“Therefore, since we have been justified by faith, we have peace with God through our Lord Jesus Christ. 2 Through him we have also obtained access by faith into this grace in which we stand, and we rejoice in hope of the glory of God. 3 Not only that, but we rejoice in our sufferings, knowing that suffering produces endurance, 4 and endurance produces character, and character produces hope, 5 and hope does not put us to shame, because God’s love has been poured into our hearts through the Holy Spirit who has been given to us.” (Rom 5:1-5)
[This sermon was preached at BARLE in Faith College on 5th of July.]
Grace and peace to all of you from God our Father and our Lord and savior Jesus Christ!
I’ve heard that people call Christians religious people. Have you? That’s so strange. Because Christian faith is anything but a religion. We are not religious people! Religion is when you make up your own ideas about this world, with God or without Him, about us, about how to live in this world, and then believe them contrary to what your senses, reason and experience tell you.
We are realists, who base our worldview, our lives and our trust to God, who has revealed Himself in our history before the eyes of hundreds and thousands of eyewitnesses. How do you call the one who believes in a verifiable history? Realist. Right?
As Christians we are probably the only people who realize what this world is about. Who we are. What is wrong with this world. For we know the answers. They were given to us by God. And the most important, they correspond to the reality. We can experience it. We can reason about it. That’s why we are realists.
I was told that today’s topic will be “the best is yet to come”. Sounds really good. Do you know why is it beneficial to be a realist? Being realists make us both, more pessimistic that others, and also more optimistic than others, when he hear statements like this. Why?
We know that this world was created by our benevolent and gracious God. Created good, indeed, very good. But now almost everything is corrupted by sin.
We don’t need to go far to relate apostle Paul’s words to our lives. There are sufferings all around us. Different in kind… but they are inevitable part of our lives, in lives of our loved ones, and in lives of those whom we meet daily.
Broken relations, destroyed families, abused children, who carry their pain and are angry to this world, injustice, poverty, sicknesses, inner conflicts, aggression from others, slavery to circumstances around us, financial struggles… we can probably go on and on with this list.
“The best is yet to come…” As realists we are pessimistic. If we think that this world is getting better, that people are getting better, that we’ll be able to escape all the suffering, that we’ll soon reach the paradise… No, then we are more pessimistic than others.
However, being realists helps us at the same time to be more optimistic than others. We just read: we have been justified… in the midst of this broken world we have peace with God through Jesus Christ. Through Him we have access to grace…and we can rejoice in the hope of the glory of God. That’s about us. About each of us. And that’s for real.

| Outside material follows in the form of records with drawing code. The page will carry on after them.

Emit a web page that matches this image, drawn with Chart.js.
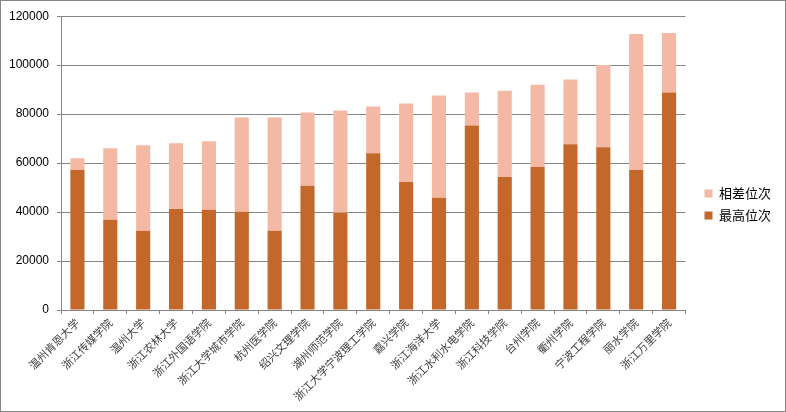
<!DOCTYPE html>
<html>
<head>
<meta charset="utf-8">
<script src="https://cdn.jsdelivr.net/npm/chart.js@4/dist/chart.umd.min.js"></script>
<style>
  html, body { margin: 0; padding: 0; background: #fff; }
  #wrap {
    width: 786px; height: 412px; box-sizing: border-box;
    border: 1px solid #868686; position: relative;
  }
  canvas { display: block; }
</style>
</head>
<body>
<div id="wrap"><canvas id="rankChart" width="784" height="410"></canvas></div>
<script>
// universities, sorted by lowest admitted rank
const schools = [
  "温州肯恩大学", "浙江传媒学院", "温州大学", "浙江农林大学", "浙江外国语学院",
  "浙江大学城市学院", "杭州医学院", "绍兴文理学院", "湖州师范学院", "浙江大学宁波理工学院",
  "嘉兴学院", "浙江海洋大学", "浙江水利水电学院", "浙江科技学院", "台州学院",
  "衢州学院", "宁波工程学院", "丽水学院", "浙江万里学院"
];

// 最高位次 (best rank)
const bestRank = [
  57200, 36900, 32400, 41300, 40900,
  40100, 32400, 50700, 39700, 64000,
  52300, 45800, 75400, 54300, 58400,
  67700, 66500, 57200, 88800
];

// 相差位次 (gap up to lowest rank)
const rankGap = [
  4800, 29200, 34900, 26800, 28000,
  38500, 46200, 30000, 41800, 19100,
  32000, 41800, 13400, 35300, 33600,
  26400, 33600, 55500, 24300
];

const yTicks = [0, 20000, 40000, 60000, 80000, 100000, 120000];

const grey = "#868686";

// nudge the legend block a bit right and up, like the Excel original
const legendNudge = {
  id: "legendNudge",
  afterLayout(chart) {
    const lg = chart.legend;
    if (!lg) return;
    lg.left += 10; lg.right += 10;
    lg.top -= 8; lg.bottom -= 8;
    lg.adjustHitBoxes();
  }
};

const ctx = document.getElementById("rankChart").getContext("2d");

window.rankChart = new Chart(ctx, {
  type: "bar",
  data: {
    labels: schools,
    datasets: [
      {
        label: "最高位次",
        data: bestRank,
        backgroundColor: "#C4672A",
        barPercentage: 0.43,
        categoryPercentage: 1
      },
      {
        label: "相差位次",
        data: rankGap,
        backgroundColor: "#F4B9A5",
        barPercentage: 0.43,
        categoryPercentage: 1
      }
    ]
  },
  options: {
    responsive: false,
    animation: false,
    layout: { padding: { top: 13, right: 14, left: 0, bottom: 0 } },
    plugins: {
      legend: {
        position: "right",
        reverse: true,
        labels: {
          boxWidth: 8,
          boxHeight: 8,
          padding: 9,
          color: "#000",
          font: { family: "'Noto Sans CJK SC'", size: 13 }
        }
      },
      tooltip: { enabled: false }
    },
    scales: {
      x: {
        stacked: true,
        grid: {
          offset: true,
          drawOnChartArea: false,
          color: grey,
          tickLength: 4
        },
        border: { color: grey },
        ticks: {
          autoSkip: false,
          maxRotation: 45,
          minRotation: 45,
          color: "#404040",
          padding: 2,
          font: { family: "'Noto Sans CJK SC'", size: 11 }
        },
        afterFit: s => { s.height = 101; }
      },
      y: {
        stacked: true,
        min: 0,
        max: 120000,
        afterBuildTicks: s => { s.ticks = yTicks.map(v => ({ value: v })); },
        grid: { color: grey, tickLength: 4 },
        border: { color: grey },
        ticks: {
          color: "#000",
          padding: 8,
          callback: v => String(v),
          font: { family: "'Liberation Sans'", size: 12 }
        },
        afterFit: s => { s.width = 60; }
      }
    }
  },
  plugins: [legendNudge]
});
</script>
</body>
</html>
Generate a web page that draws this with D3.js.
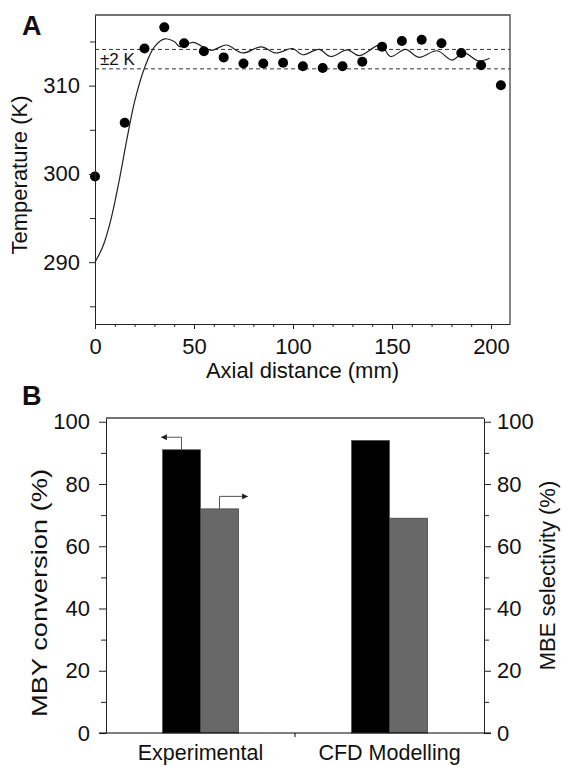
<!DOCTYPE html>
<html lang="en">
<head>
  <meta charset="UTF-8">
  <title>Temperature profile and MBY conversion</title>
  <script src="https://d3js.org/d3.v7.min.js"></script>
  <style>
    body { margin: 0; background: #fff; }
    text { font-family: "Liberation Sans", Arial, sans-serif; fill: #111; }
  </style>
</head>
<body>
  <div id="chart"></div>
  <script>
    // panel A - measured temperatures along the reactor
    var distA = [0, 15, 25, 35, 45, 55, 65, 75, 85, 95, 105, 115, 125, 135, 145, 155, 165, 175, 185, 195, 205];
    var tempA = [299.7, 305.8, 314.2, 316.6, 314.8, 313.9, 313.2, 312.5, 312.5, 312.6, 312.2, 312.0, 312.2, 312.7, 314.4, 315.05, 315.2, 314.8, 313.7, 312.3, 310.05];

    // panel A - simulated profile (solid line)
    var curveX = [0, 4, 8, 12, 16, 20, 25, 30, 35.3, 40, 43, 49.5, 58.7, 66.3, 74.6, 83.9, 91.4, 99.8, 104.8, 113.2, 119, 127.5, 133.4, 144.3, 149.3, 156.8, 163.6, 172.8, 180.3, 186.2, 193.8, 199.3];
    var curveT = [290, 291.8, 294.8, 299, 303.8, 308.2, 312, 314.4, 315.3, 315.0, 314.4, 314.9, 314.0, 314.6, 313.7, 314.4, 313.7, 314.2, 313.5, 314.1, 313.3, 314.05, 313.4, 314.6, 313.3, 314.1, 313.2, 313.95, 312.9, 313.7, 312.8, 313.1];

    var bandLines = [314.1, 311.9];
    var tempTicks = [290, 300, 310];
    var tempMinor = [285, 295, 305, 315];
    var distTicks = [0, 50, 100, 150, 200];
    var distMinor = [10, 20, 30, 40, 60, 70, 80, 90, 110, 120, 130, 140, 160, 170, 180, 190];

    // panel B - bars
    var categories = ["Experimental", "CFD Modelling"];
    var conversion = [91, 94];
    var selectivity = [72, 69];
    var pctTicks = [0, 20, 40, 60, 80, 100];
    var pctMinor = [10, 30, 50, 70, 90];

    var svg = d3.select("#chart")
      .append("svg")
      .attr("width", 562)
      .attr("height", 766);

    var frameColor = "#444";
    var fs = "22px";

    // ---------- Panel A ----------
    var xA = d3.scaleLinear().domain([0, 209.6]).range([95, 510]);
    var yA = d3.scaleLinear().domain([283, 318]).range([324, 15]);

    var gA = svg.append("g");

    // frame (top + right)
    gA.append("path")
      .attr("d", "M" + xA(0) + "," + yA(318) + "H" + xA(209.6) + "V" + yA(283))
      .attr("fill", "none")
      .attr("stroke", frameColor)
      .attr("stroke-width", 1.3);

    // +/- 2 K band
    gA.selectAll(".band")
      .data(bandLines)
      .enter()
      .append("line")
      .attr("x1", xA(0))
      .attr("x2", xA(209.6))
      .attr("y1", function (d) { return yA(d); })
      .attr("y2", function (d) { return yA(d); })
      .attr("stroke", "#333")
      .attr("stroke-width", 1)
      .attr("stroke-dasharray", "4,3");

    gA.append("text")
      .attr("x", 100)
      .attr("y", yA(313) + 6)
      .style("font-size", "17px")
      .text("±2 K");

    // simulated line
    var line = d3.line()
      .x(function (d) { return xA(d[0]); })
      .y(function (d) { return yA(d[1]); })
      .curve(d3.curveCatmullRom.alpha(0.5));

    gA.append("path")
      .datum(curveX.map(function (x, i) { return [x, curveT[i]]; }))
      .attr("d", line)
      .attr("fill", "none")
      .attr("stroke", "#222")
      .attr("stroke-width", 1.2);

    // measured points
    gA.selectAll(".dot")
      .data(distA)
      .enter()
      .append("circle")
      .attr("cx", function (d) { return xA(d); })
      .attr("cy", function (d, i) { return yA(tempA[i]); })
      .attr("r", 5)
      .attr("fill", "#000");

    // axes
    var axA = gA.append("g").attr("transform", "translate(" + xA(0) + ",0)");
    axA.call(d3.axisLeft(yA).tickValues(tempTicks).tickSize(6).tickPadding(9).tickSizeOuter(0));
    axA.append("g").call(d3.axisLeft(yA).tickValues(tempMinor).tickSize(5).tickFormat(""))
      .select(".domain").remove();

    var axAx = gA.append("g").attr("transform", "translate(0," + yA(283) + ")");
    axAx.call(d3.axisBottom(xA).tickValues(distTicks).tickSize(5).tickPadding(9).tickSizeOuter(0));
    axAx.append("g").call(d3.axisBottom(xA).tickValues(distMinor).tickSize(3).tickFormat(""))
      .select(".domain").remove();

    gA.append("text")
      .attr("transform", "translate(27," + 175 + ") rotate(-90)")
      .attr("text-anchor", "middle")
      .style("font-size", fs)
      .text("Temperature (K)");

    gA.append("text")
      .attr("x", (xA(0) + xA(209.6)) / 2)
      .attr("y", 378)
      .attr("text-anchor", "middle")
      .style("font-size", fs)
      .text("Axial distance (mm)");

    gA.append("text")
      .attr("x", 22)
      .attr("y", 35)
      .style("font-size", "27px")
      .style("font-weight", "bold")
      .text("A");

    // ---------- Panel B ----------
    var xB = d3.scaleBand().domain(categories).range([106, 484]);
    var yB = d3.scaleLinear().domain([0, 101.2]).range([733, 418]);
    var barW = 38;

    var gB = svg.append("g");

    gB.append("path")
      .attr("d", "M" + xB.range()[0] + "," + yB(101.2) + "H" + xB.range()[1])
      .attr("stroke", frameColor)
      .attr("stroke-width", 1.3);

    // black bars - conversion (left axis)
    gB.selectAll(".conv")
      .data(categories)
      .enter()
      .append("rect")
      .attr("x", function (d) { return xB(d) + xB.bandwidth() / 2 - barW; })
      .attr("y", function (d, i) { return yB(conversion[i]); })
      .attr("width", barW)
      .attr("height", function (d, i) { return yB(0) - yB(conversion[i]); })
      .attr("fill", "#000")
      .attr("stroke", "#555")
      .attr("stroke-width", 0.8);

    // gray bars - selectivity (right axis)
    gB.selectAll(".sel")
      .data(categories)
      .enter()
      .append("rect")
      .attr("x", function (d) { return xB(d) + xB.bandwidth() / 2; })
      .attr("y", function (d, i) { return yB(selectivity[i]); })
      .attr("width", barW)
      .attr("height", function (d, i) { return yB(0) - yB(selectivity[i]); })
      .attr("fill", "#686868")
      .attr("stroke", "#444")
      .attr("stroke-width", 0.8);

    // arrows telling which axis each bar belongs to
    var defs = svg.append("defs");
    defs.append("marker")
      .attr("id", "head")
      .attr("viewBox", "0 0 10 10")
      .attr("refX", 9).attr("refY", 5)
      .attr("markerWidth", 9).attr("markerHeight", 6)
      .attr("markerUnits", "userSpaceOnUse")
      .attr("orient", "auto")
      .append("path")
      .attr("d", "M0,0L10,5L0,10Z")
      .attr("fill", "#222");

    var c0 = xB(categories[0]) + xB.bandwidth() / 2;
    var xl = c0 - barW / 2, yl = yB(conversion[0]);
    gB.append("path")
      .attr("d", "M" + xl + "," + yl + "V" + (yl - 12.5) + "H" + (xl - 20))
      .attr("fill", "none")
      .attr("stroke", "#555")
      .attr("stroke-width", 1)
      .attr("marker-end", "url(#head)");

    var xr = c0 + barW / 2, yr = yB(selectivity[0]);
    gB.append("path")
      .attr("d", "M" + xr + "," + yr + "V" + (yr - 12.5) + "H" + (xr + 28))
      .attr("fill", "none")
      .attr("stroke", "#555")
      .attr("stroke-width", 1)
      .attr("marker-end", "url(#head)");

    // left axis
    var axBL = gB.append("g").attr("transform", "translate(106,0)");
    axBL.call(d3.axisLeft(yB).tickValues(pctTicks).tickSize(7).tickPadding(9).tickSizeOuter(0));
    axBL.append("g").call(d3.axisLeft(yB).tickValues(pctMinor).tickSize(5).tickFormat(""))
      .select(".domain").remove();

    // right axis
    var axBR = gB.append("g").attr("transform", "translate(484,0)");
    axBR.call(d3.axisRight(yB).tickValues(pctTicks).tickSize(7).tickPadding(6).tickSizeOuter(0));
    axBR.append("g").call(d3.axisRight(yB).tickValues(pctMinor).tickSize(5).tickFormat(""))
      .select(".domain").remove();

    // bottom axis: category labels, one tick between the groups
    var axBB = gB.append("g").attr("transform", "translate(0," + yB(0) + ")");
    axBB.append("line")
      .attr("x1", 99).attr("x2", 491)
      .attr("stroke", "#000");
    axBB.selectAll(".sep")
      .data(categories.slice(1))
      .enter()
      .append("line")
      .attr("x1", function (d) { return xB(d); })
      .attr("x2", function (d) { return xB(d); })
      .attr("y1", 0).attr("y2", 4)
      .attr("stroke", "#000");
    axBB.selectAll(".cat")
      .data(categories)
      .enter()
      .append("text")
      .attr("x", function (d) { return xB(d) + xB.bandwidth() / 2; })
      .attr("y", 27)
      .attr("text-anchor", "middle")
      .style("font-size", "21.5px")
      .text(function (d) { return d; });

    gB.append("text")
      .attr("transform", "translate(47,593) rotate(-90)")
      .attr("text-anchor", "middle")
      .attr("textLength", 248)
      .attr("lengthAdjust", "spacingAndGlyphs")
      .style("font-size", fs)
      .text("MBY conversion (%)");

    gB.append("text")
      .attr("transform", "translate(555," + ((yB(0) + yB(101.2)) / 2) + ") rotate(-90)")
      .attr("text-anchor", "middle")
      .style("font-size", fs)
      .text("MBE selectivity (%)");

    gB.append("text")
      .attr("x", 22)
      .attr("y", 405)
      .style("font-size", "27px")
      .style("font-weight", "bold")
      .text("B");

    // common axis styling
    svg.selectAll(".tick text").style("font-size", fs).style("fill", "#111");
    svg.selectAll(".domain, .tick line").attr("stroke", "#222");
  </script>
</body>
</html>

Yes, we have difficulties. But we are not alone in them. This is where our realism and trust to God, who has so forcefully acted in our history, come forth and allow us to be optimists. Even if we are not in control of circumstances around us, we know there is the One, who is. And we have access to Him, we have access to His grace.
Even in the middle of sufferings and difficulties we can rejoice for we know that God, who is in control of everything, is with us. That’s His promise, and He has proven to be faithful God. We experience His love, we experience His life changing power. We can have this firm hope because He has already given us His Holy Spirit, who brings joy and peace into our hearts.
As realists we are optimistic. “The best is yet to come.” Yes, even if we cannot change the world, there are a lot of things we can change. We can daily grow in our appreciation of God’s gifts. We can grow in our joy realizing how much our Father in heaven does for us, how faithful He is and how important we are to Him. Each of us. You. Yes, you.
Besides, there is an infinite number of opportunities for us to serve those around us. Our joy doesn’t depend on human approval, although, of course, it is important. But when we serve people around us, passionately, sacrificially, in all our relations, as our God serves us, then we have a joy that is a gift of God. Heavenly joy. Even in the midst of struggles.
“The best is yet to come.” For us this statement is true in its fullest sense. We know that the best is yet to come. That is our firm hope. God has fulfilled everything He has promised. He promised that He will restore the goodness of creation, there will be no more sufferings, no more tears, only joy in His presence.
On this day I’ll be out of job. But not you. Just imagine, schools without sin. Children as perfect and as beautiful as they could be, and you, teaching them God’s wisdom in His kingdom. The best is yet to come. That is our firm hope.